Tullah mengungkapkan, kondisi Hadayang memang cukup parah sebelum ia diungsikan ke rumah kerabat di Kecamatan Mattiro Sompe, Kabupaten Pinrang.
Selain luka di sekucur tubuh, Hadayang juga menderita penyakit dalam.
Selama dua hari dalam perawatan sesekali lumpur keluar dari mulutnya dan tidak bisa diajak komunikasi.
Hadayang mengaku sempat terseret gelombang tsunami pada saat peristiwa itu.

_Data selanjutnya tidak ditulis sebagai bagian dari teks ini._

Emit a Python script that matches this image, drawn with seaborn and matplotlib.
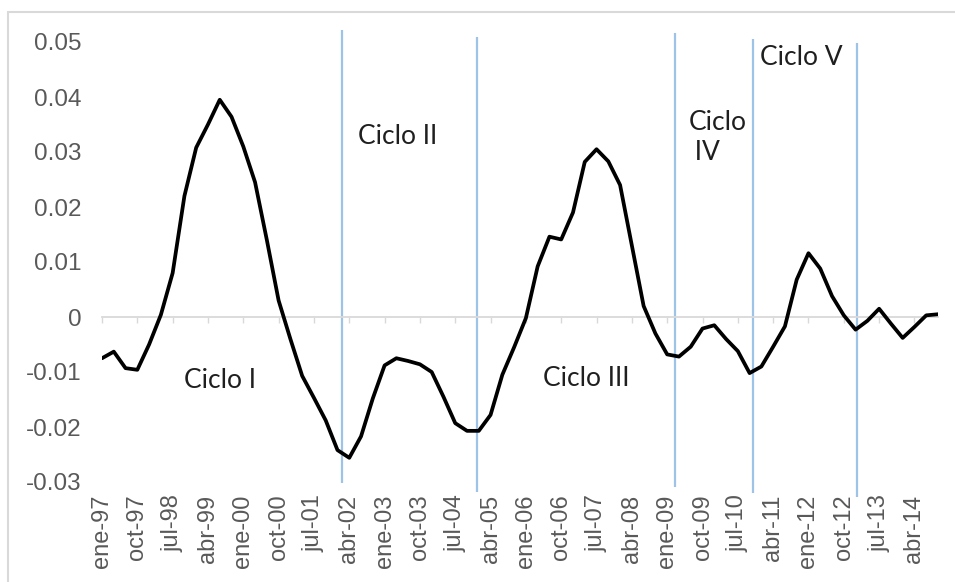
import matplotlib
matplotlib.use("Agg")
import matplotlib.pyplot as plt
import matplotlib.patches as mpatches
import numpy as np
import pandas as pd
import seaborn as sns

# ---- data (quarterly, ene-97 .. oct-14) ----
values = [
    -0.0075, -0.0063, -0.0093, -0.0096, -0.0050, 0.0004, 0.0080, 0.0220,
    0.0308, 0.0350, 0.0395, 0.0364, 0.0310, 0.0245, 0.0140, 0.0030,
    -0.0040, -0.0107, -0.0147, -0.0188, -0.0242, -0.0256, -0.0217, -0.0148,
    -0.0088, -0.0075, -0.0080, -0.0086, -0.0100, -0.0145, -0.0193, -0.0207,
    -0.0207, -0.0178, -0.0105, -0.0055, -0.0002, 0.0092, 0.0146, 0.0141,
    0.0190, 0.0282, 0.0305, 0.0283, 0.0240, 0.0130, 0.0020, -0.0030,
    -0.0068, -0.0072, -0.0054, -0.0021, -0.0015, -0.0040, -0.0062, -0.0102,
    -0.0090, -0.0054, -0.0017, 0.0068, 0.0116, 0.0088, 0.0038, 0.0003,
    -0.0023, -0.0007, 0.0015, -0.0012, -0.0038, -0.0018, 0.0003, 0.0005,
]
x_tick_labels = ['ene-97', 'oct-97', 'jul-98', 'abr-99', 'ene-00', 'oct-00',
                 'jul-01', 'abr-02', 'ene-03', 'oct-03', 'jul-04', 'abr-05',
                 'ene-06', 'oct-06', 'jul-07', 'abr-08', 'ene-09', 'oct-09',
                 'jul-10', 'abr-11', 'ene-12', 'oct-12', 'jul-13', 'abr-14']
y_ticks = [0.05, 0.04, 0.03, 0.02, 0.01, 0.0, -0.01, -0.02, -0.03]
y_tick_labels = ['0.05', '0.04', '0.03', '0.02', '0.01', '0', '-0.01', '-0.02', '-0.03']

# cycle boundaries (quarter index) and their drawn extent
cycle_breaks = [20.4, 31.85, 48.7, 55.3, 64.15]
break_tops = [0.0522, 0.0509, 0.0516, 0.0505, 0.0498]
break_bottoms = [-0.0302, -0.0318, -0.0309, -0.0320, -0.0327]
cycle_names = ['Ciclo I', 'Ciclo II', 'Ciclo III', 'Ciclo\n IV', 'Ciclo V']

df = pd.DataFrame({'q': np.arange(len(values)), 'v': values})

sns.set_theme(style='white')
plt.rcParams['font.family'] = ['Liberation Sans', 'DejaVu Sans']

fig = plt.figure(figsize=(9.55, 5.82), dpi=100)
ax = fig.add_axes([102 / 955, 1 - 482 / 582, (938 - 102) / 955, (482 - 42) / 582])

# outer light frame
fig.patches.append(mpatches.Rectangle((8 / 955, -0.05), 1.2, 1 - 12 / 582 + 0.05,
                                      transform=fig.transFigure, fill=False,
                                      edgecolor='#d9d9d9', linewidth=1.5))

# cycle boundary lines
ax.vlines(cycle_breaks, break_bottoms, break_tops, colors='#9dc3e6',
          linewidth=1.6, clip_on=False, zorder=1)

sns.lineplot(data=df, x='q', y='v', color='black', linewidth=2.7, ax=ax, zorder=3)

ax.set_xlim(0, len(values) - 1)
ax.set_ylim(-0.03, 0.05)
ax.set_xlabel('')
ax.set_ylabel('')

for s in ['left', 'right', 'top']:
    ax.spines[s].set_visible(False)
ax.spines['bottom'].set_position(('data', 0))
ax.spines['bottom'].set_color('#d9d9d9')
ax.spines['bottom'].set_linewidth(1.3)

xt = np.arange(0, len(values), 3)
ax.set_xticks(xt)
ax.tick_params(axis='x', which='both', direction='out', length=4, width=1,
               color='#d9d9d9', labelbottom=False, bottom=True)

ax.set_yticks(y_ticks)
ax.set_yticklabels(y_tick_labels)
ax.tick_params(axis='y', length=0, pad=15, labelsize=17.5, labelcolor='#595959')

sec = ax.secondary_xaxis('bottom')
sec.set_xticks(xt)
sec.set_xticklabels(x_tick_labels, rotation=90)
sec.tick_params(axis='x', length=0, pad=9, labelsize=17, labelcolor='#595959')
sec.spines['bottom'].set_visible(False)

# cycle labels
txt_kw = dict(fontsize=19, color='#1f1f1f', family=['Lato', 'DejaVu Sans'],
              ha='left', va='center')
ax.text(6.97, -0.0116, cycle_names[0], **txt_kw)
ax.text(21.75, 0.0329, cycle_names[1], **txt_kw)
ax.text(37.47, -0.0111, cycle_names[2], **txt_kw)
ax.text(49.79, 0.0327, cycle_names[3], linespacing=1.25, **txt_kw)
ax.text(55.9, 0.0471, cycle_names[4], **txt_kw)

fig.savefig('out.png', dpi=100)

“Kasihan, karena korban ini betul betul membutuhkan bantuan tapi malah di suruh bayar. Setahu kami ada keringanan dari pemerintah khusus korban bencana di Sulteng,” sesal Tullah.
Bahkan, kata Tullah, pihak rumah sakit tersebut juga tidak mengakomodir kartu sakti BPJS Kesehatan milik korban
“Kami terpaksa kami minta keluar. Untuk biaya medis dan rawat inapnya selama kita bayar,” katanya.
Kepada wartawan, pihak RSUD Lasinrang Pinrang mengakui adanya biaya yang harus dipenuhi oleh pasien korban bencana tersebut.
Diagnosa korban itu terindikasi penyakit dalam dan harus dirawat di ruang Eterna.
Namun Anti mengaku, pihaknya memang mengetahui jika yang bersangkutan itu memang korban gempa asal Palu dan menolak BPJS korban karena berdomisili Palu.
“Jadi pasien itu memang termasuk korban pengungsi asal Palu. BPJSnya kami tolak karena warga Palu. Perawat mendiagnosa korban ini sakit bukan karena dampak bencana alam makamya kami minta biaya perawatan,” kata Anti, Bagian Humas RSUD Pinrang.
Namun Anti mengaku pihaknya akan menyampaikan hal itu ke Direktur RSUD untuk mencari solusi.